Suffix Trees in R via the libstree Clibrary

tree: 905e2ad2da

Fetching latest commit…

Cannot retrieve the latest commit at this time

README
This is a quickly written interface to a suffix tree library to
explore different aspects of external data and the use of suffix trees
in R for text manipulation.  Currently, we use the libstree
(http://www.cl.cam.ac.uk/~cpk25/libstree/, download from
http://www.cl.cam.ac.uk/~cpk25/downloads/libstree-0.4.0.tar.gz
or more recently from http://www.icir.org/christian/libstree/) source
code by Christian Kreibich. Installation of that library is relatively
straighforward as it is stand-alone, not depending on other libraries.
Unfortunately, to use it easily with another program, the libstree
code should be installed.  To put it someplace for which you do not
need special permissions, use

  cd libstree-0.4-0      # or whatever the relevant directory is.
  ./configure --prefix=$HOME/local
  make install 

Then use

   R CMD INSTALL --configure-args=--with-libstree=$HOME/local Rlibstree

and that should find the relevant header and libaries files.  
Specifically, the argument for --prefix when building and installing libstree
should be the same as the value for --with-libstree in the R CMD INSTALL.


The package provides access to StringSet and SuffixTree classes
which are external pointers, i.e. references to the C-level data structures.
The package provides an interface to the getLongestSubstring() facilities in 
libstree for finding the longest common and repeated substring of a given length.
These are the algorithms that are currently available in the libstree code.

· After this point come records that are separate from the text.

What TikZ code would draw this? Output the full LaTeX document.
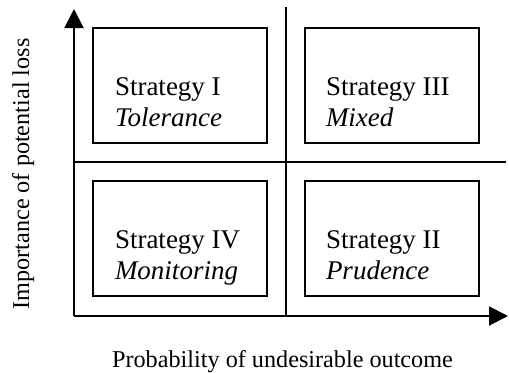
\documentclass[tikz,border=0pt]{standalone}
\usepackage{fontspec}
\setmainfont{Liberation Serif}
\usetikzlibrary{arrows.meta}
\begin{document}
\begin{tikzpicture}[x=0.5pt, y=-0.5pt, line width=1pt,
	quad/.style={draw, minimum width=87pt, minimum height=57.5pt, inner sep=0pt},
	txt/.style={anchor=west, align=left, inner sep=0pt, font=\fontsize{13.5}{15.5}\selectfont},
	axlabel/.style={anchor=base, inner sep=0pt, font=\fontsize{12.1}{14}\selectfont},
	axis/.style={-{Triangle[length=9.5pt, width=9.5pt]}}]

	\useasboundingbox (0,0) rectangle (509,372);

	\coordinate (o) at (74,316);
	\coordinate (ytop) at (74,9);
	\coordinate (xend) at (508,316);
	\coordinate (vtop) at (286,7);
	\coordinate (vbot) at (286,316);
	\coordinate (hleft) at (74,162);
	\coordinate (hright) at (506,162);

	\draw[axis] (o) -- (ytop);
	\draw[axis] (o) -- (xend);
	\draw (vtop) -- (vbot);
	\draw (hleft) -- (hright);

	\node[quad] (q1) at (180,85.5) {};
	\node[quad] (q3) at (391.5,85.5) {};
	\node[quad] (q4) at (180,238.5) {};
	\node[quad] (q2) at (391.5,238.5) {};

	\node[txt] (s1) at (114,106.5) {Strategy I\\\textit{Tolerance}\strut};
	\node[txt] (s3) at (325,106.5) {Strategy III\\\textit{Mixed}\strut};
	\node[txt] (s4) at (114,259.5) {Strategy IV\\\textit{Monitoring}\strut};
	\node[txt] (s2) at (325,259.5) {Strategy II\\\textit{Prudence}\strut};

	\node[axlabel] (xl) at (282.5,367) {Probability of undesirable outcome};
	\node[axlabel, rotate=90] (yl) at (29,174) {Importance of potential loss};

\end{tikzpicture}
\end{document}
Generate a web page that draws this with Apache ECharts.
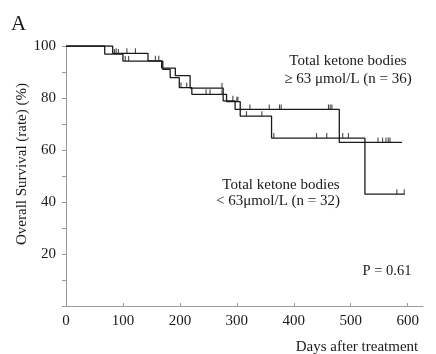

In this R package, one can iterate over the elements in a StringSet
using lapply/sapply.  The operation can be given as either an R
function or a C routine (an object of class "NativeSymbol"). The C
routine can be obtained using getNativeSymbolInfo(symbolName).  We
want the address of that, but methods for lapply will coerce a
NativeSymbolInfo appropriately.  The ability to use a C routine is
intended to illustrate this facility in the R-C interface and also
for efficiency.  We can add the same for traversing the tree.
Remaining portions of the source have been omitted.